→ WORK TO BE COMPLETED:
Each line below should be retyped exactly, with no pictures.
====
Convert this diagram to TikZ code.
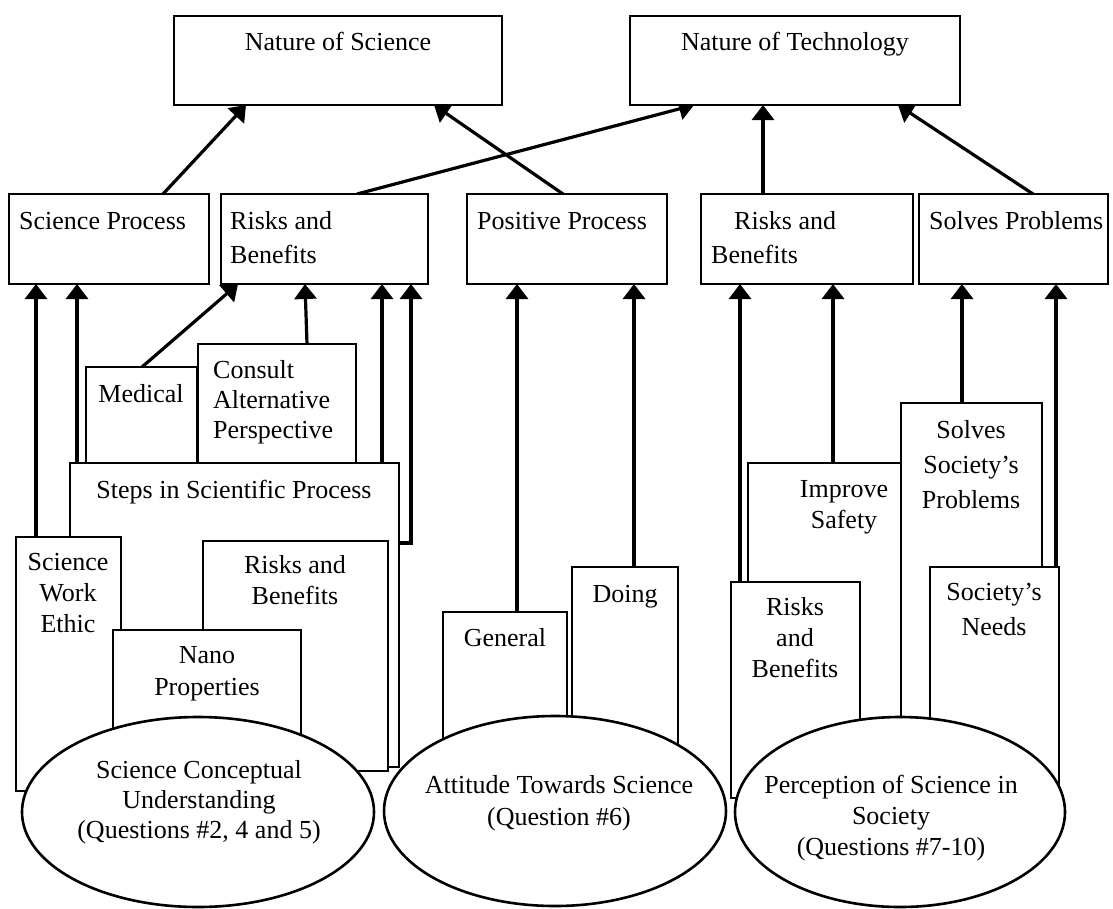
\documentclass[tikz,border=0pt]{standalone}
\usepackage{fontspec}
\setmainfont{Liberation Serif}
\usetikzlibrary{arrows.meta,shapes.geometric,backgrounds}
\begin{document}
\begin{tikzpicture}[x=1pt,y=-1pt,
  bx/.style={draw, line width=2.6pt, fill=white, inner sep=0pt, outer sep=0pt, anchor=north west},
  ell/.style={ellipse, draw, line width=2.6pt, fill=white, inner sep=0pt, outer sep=0pt},
  arr/.style={line width=3.2pt, -{Triangle[width=22pt,length=15pt]}},
  txt/.style={font=\fontsize{26}{30}\selectfont, inner sep=0pt, align=center, anchor=base},
  ltxt/.style={font=\fontsize{26}{34}\selectfont, inner sep=0pt, align=left, anchor=base west},
]
\useasboundingbox (0,0) rectangle (1113,908);
\newcommand{\bbox}[5]{\node[bx, minimum width=#4pt, minimum height=#5pt] (#1) at (#2,#3) {};}
% top row
\bbox{nos}{174}{16}{328}{89}
\bbox{not}{630}{16}{330}{89}
% middle row
\bbox{sp}{9}{194}{200}{90}
\bbox{rbl}{221}{194}{207}{90}
\bbox{pp}{467}{194}{200}{90}
\bbox{rbr}{701}{194}{212}{90}
\bbox{sol}{919}{194}{189}{90}
% left group
\bbox{med}{86}{367}{111}{110}
\bbox{cons}{198}{344}{158}{130}
\bbox{steps}{70}{463}{329}{304}
\bbox{swe}{16}{537}{105}{254}
\bbox{rbi}{203}{541}{185}{230}
\bbox{nano}{113}{630}{188}{130}
% middle group
\bbox{gen}{443}{612}{124}{170}
\bbox{doing}{572}{567}{106}{210}
% right group
\bbox{imp}{748}{463}{153}{300}
\bbox{ssp}{901}{403}{141}{380}
\bbox{sn}{930}{567}{129}{233}
\bbox{rbr2}{731}{582}{129}{216}
% ellipses
\node[ell, minimum width=352pt, minimum height=190pt] (e1) at (198,812) {};
\node[ell, minimum width=342pt, minimum height=190pt] (e2) at (555,811) {};
\node[ell, minimum width=330pt, minimum height=190pt] (e3) at (900,812) {};

% connectors
\begin{scope}[on background layer]
\draw[arr] ([xshift=154pt]sp.north west) -- ([xshift=72pt]nos.south west);
\draw[arr] ([xshift=96pt]pp.north west) -- ([xshift=260pt]nos.south west);
\draw[arr] ([xshift=136pt]rbl.north west) -- ([xshift=64pt]not.south west);
\draw[arr] ([xshift=62pt]rbr.north west) -- ([xshift=133pt]not.south west);
\draw[arr] ([xshift=114pt]sol.north west) -- ([xshift=268pt]not.south west);
\draw[arr] ([xshift=20pt]swe.north west) -- ([xshift=27pt]sp.south west);
\draw[arr] ([xshift=7pt]steps.north west) -- ([xshift=68pt]sp.south west);
\draw[arr] ([xshift=56pt]med.north west) -- ([xshift=17pt]rbl.south west);
\draw[arr] ([xshift=109pt]cons.north west) -- ([xshift=84pt]rbl.south west);
\draw[arr] ([xshift=312pt]steps.north west) -- ([xshift=161pt]rbl.south west);
\draw[arr] ([yshift=-80pt]steps.north east) -| ([xshift=190pt]rbl.south west);
\draw[arr] ([xshift=74pt]gen.north west) -- ([xshift=50pt]pp.south west);
\draw[arr] ([xshift=62pt]doing.north west) -- ([xshift=167pt]pp.south west);
\draw[arr] ([xshift=9pt]rbr2.north west) -- ([xshift=39pt]rbr.south west);
\draw[arr] ([xshift=85pt]imp.north west) -- ([xshift=132pt]rbr.south west);
\draw[arr] ([xshift=61pt]ssp.north west) -- ([xshift=43pt]sol.south west);
\draw[arr] ([xshift=126pt]sn.north west) -- ([xshift=137pt]sol.south west);
\end{scope}

% texts (base anchor = baseline of the last line)
\node[txt] (nos-t) at (338,50) {Nature of Science};
\node[txt] (not-t) at (795,50) {Nature of Technology};
\node[ltxt] (sp-t) at (19,229) {Science Process};
\node[ltxt] (rbl-t) at (230,263) {Risks and\\Benefits};
\node[ltxt] (pp-t) at (477,229) {Positive Process};
\node[ltxt] (rbr-t) at (711,263) {\hspace*{23pt}Risks and\\Benefits};
\node[ltxt] (sol-t) at (929,229) {Solves Problems};
\node[txt] (med-t) at (141,402) {Medical};
\node[ltxt, font=\fontsize{26}{30}\selectfont] (cons-t) at (213,438) {Consult\\Alternative\\Perspective};
\node[txt] (steps-t) at (234,498) {Steps in Scientific Process};
\node[txt, font=\fontsize{26}{31}\selectfont] (swe-t) at (68,632) {Science\\Work\\Ethic};
\node[txt, font=\fontsize{26}{31}\selectfont] (rbi-t) at (295,604) {Risks and\\Benefits};
\node[txt, font=\fontsize{26}{32}\selectfont] (nano-t) at (207,695) {Nano\\Properties};
\node[txt] (gen-t) at (505,646) {General};
\node[txt] (doing-t) at (625,602) {Doing};
\node[txt, font=\fontsize{26}{31}\selectfont] (rbr2-t) at (795,677) {Risks\\and\\Benefits};
\node[txt, font=\fontsize{26}{31}\selectfont] (imp-t) at (844,528) {Improve\\Safety};
\node[txt, font=\fontsize{26}{35}\selectfont] (ssp-t) at (971,508) {Solves\\Society’s\\Problems};
\node[txt, font=\fontsize{26}{35}\selectfont] (sn-t) at (994,635) {Society’s\\Needs};
\node[txt] (e1-t) at (199,838) {Science Conceptual\\Understanding\\(Questions \#2, 4 and 5)};
\node[txt, font=\fontsize{26}{32}\selectfont] (e2-t) at (559,825) {Attitude Towards Science\\(Question \#6)};
\node[txt, font=\fontsize{26}{31}\selectfont] (e3-t) at (891,855) {Perception of Science in\\Society\\(Questions \#7-10)};
\end{tikzpicture}
\end{document}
====
→ FINISHED TASK:
Convert this diagram to TikZ code.
\documentclass[tikz,border=0pt]{standalone}
\usepackage{fontspec}
\setmainfont{Liberation Serif}
\usetikzlibrary{arrows.meta,shapes.geometric,backgrounds}
\begin{document}
\begin{tikzpicture}[x=1pt,y=-1pt,
  bx/.style={draw, line width=2.6pt, fill=white, inner sep=0pt, outer sep=0pt, anchor=north west},
  ell/.style={ellipse, draw, line width=2.6pt, fill=white, inner sep=0pt, outer sep=0pt},
  arr/.style={line width=3.2pt, -{Triangle[width=22pt,length=15pt]}},
  txt/.style={font=\fontsize{26}{30}\selectfont, inner sep=0pt, align=center, anchor=base},
  ltxt/.style={font=\fontsize{26}{34}\selectfont, inner sep=0pt, align=left, anchor=base west},
]
\useasboundingbox (0,0) rectangle (1113,908);
\newcommand{\bbox}[5]{\node[bx, minimum width=#4pt, minimum height=#5pt] (#1) at (#2,#3) {};}
% top row
\bbox{nos}{174}{16}{328}{89}
\bbox{not}{630}{16}{330}{89}
% middle row
\bbox{sp}{9}{194}{200}{90}
\bbox{rbl}{221}{194}{207}{90}
\bbox{pp}{467}{194}{200}{90}
\bbox{rbr}{701}{194}{212}{90}
\bbox{sol}{919}{194}{189}{90}
% left group
\bbox{med}{86}{367}{111}{110}
\bbox{cons}{198}{344}{158}{130}
\bbox{steps}{70}{463}{329}{304}
\bbox{swe}{16}{537}{105}{254}
\bbox{rbi}{203}{541}{185}{230}
\bbox{nano}{113}{630}{188}{130}
% middle group
\bbox{gen}{443}{612}{124}{170}
\bbox{doing}{572}{567}{106}{210}
% right group
\bbox{imp}{748}{463}{153}{300}
\bbox{ssp}{901}{403}{141}{380}
\bbox{sn}{930}{567}{129}{233}
\bbox{rbr2}{731}{582}{129}{216}
% ellipses
\node[ell, minimum width=352pt, minimum height=190pt] (e1) at (198,812) {};
\node[ell, minimum width=342pt, minimum height=190pt] (e2) at (555,811) {};
\node[ell, minimum width=330pt, minimum height=190pt] (e3) at (900,812) {};

% connectors
\begin{scope}[on background layer]
\draw[arr] ([xshift=154pt]sp.north west) -- ([xshift=72pt]nos.south west);
\draw[arr] ([xshift=96pt]pp.north west) -- ([xshift=260pt]nos.south west);
\draw[arr] ([xshift=136pt]rbl.north west) -- ([xshift=64pt]not.south west);
\draw[arr] ([xshift=62pt]rbr.north west) -- ([xshift=133pt]not.south west);
\draw[arr] ([xshift=114pt]sol.north west) -- ([xshift=268pt]not.south west);
\draw[arr] ([xshift=20pt]swe.north west) -- ([xshift=27pt]sp.south west);
\draw[arr] ([xshift=7pt]steps.north west) -- ([xshift=68pt]sp.south west);
\draw[arr] ([xshift=56pt]med.north west) -- ([xshift=17pt]rbl.south west);
\draw[arr] ([xshift=109pt]cons.north west) -- ([xshift=84pt]rbl.south west);
\draw[arr] ([xshift=312pt]steps.north west) -- ([xshift=161pt]rbl.south west);
\draw[arr] ([yshift=-80pt]steps.north east) -| ([xshift=190pt]rbl.south west);
\draw[arr] ([xshift=74pt]gen.north west) -- ([xshift=50pt]pp.south west);
\draw[arr] ([xshift=62pt]doing.north west) -- ([xshift=167pt]pp.south west);
\draw[arr] ([xshift=9pt]rbr2.north west) -- ([xshift=39pt]rbr.south west);
\draw[arr] ([xshift=85pt]imp.north west) -- ([xshift=132pt]rbr.south west);
\draw[arr] ([xshift=61pt]ssp.north west) -- ([xshift=43pt]sol.south west);
\draw[arr] ([xshift=126pt]sn.north west) -- ([xshift=137pt]sol.south west);
\end{scope}

% texts (base anchor = baseline of the last line)
\node[txt] (nos-t) at (338,50) {Nature of Science};
\node[txt] (not-t) at (795,50) {Nature of Technology};
\node[ltxt] (sp-t) at (19,229) {Science Process};
\node[ltxt] (rbl-t) at (230,263) {Risks and\\Benefits};
\node[ltxt] (pp-t) at (477,229) {Positive Process};
\node[ltxt] (rbr-t) at (711,263) {\hspace*{23pt}Risks and\\Benefits};
\node[ltxt] (sol-t) at (929,229) {Solves Problems};
\node[txt] (med-t) at (141,402) {Medical};
\node[ltxt, font=\fontsize{26}{30}\selectfont] (cons-t) at (213,438) {Consult\\Alternative\\Perspective};
\node[txt] (steps-t) at (234,498) {Steps in Scientific Process};
\node[txt, font=\fontsize{26}{31}\selectfont] (swe-t) at (68,632) {Science\\Work\\Ethic};
\node[txt, font=\fontsize{26}{31}\selectfont] (rbi-t) at (295,604) {Risks and\\Benefits};
\node[txt, font=\fontsize{26}{32}\selectfont] (nano-t) at (207,695) {Nano\\Properties};
\node[txt] (gen-t) at (505,646) {General};
\node[txt] (doing-t) at (625,602) {Doing};
\node[txt, font=\fontsize{26}{31}\selectfont] (rbr2-t) at (795,677) {Risks\\and\\Benefits};
\node[txt, font=\fontsize{26}{31}\selectfont] (imp-t) at (844,528) {Improve\\Safety};
\node[txt, font=\fontsize{26}{35}\selectfont] (ssp-t) at (971,508) {Solves\\Society’s\\Problems};
\node[txt, font=\fontsize{26}{35}\selectfont] (sn-t) at (994,635) {Society’s\\Needs};
\node[txt] (e1-t) at (199,838) {Science Conceptual\\Understanding\\(Questions \#2, 4 and 5)};
\node[txt, font=\fontsize{26}{32}\selectfont] (e2-t) at (559,825) {Attitude Towards Science\\(Question \#6)};
\node[txt, font=\fontsize{26}{31}\selectfont] (e3-t) at (891,855) {Perception of Science in\\Society\\(Questions \#7-10)};
\end{tikzpicture}
\end{document}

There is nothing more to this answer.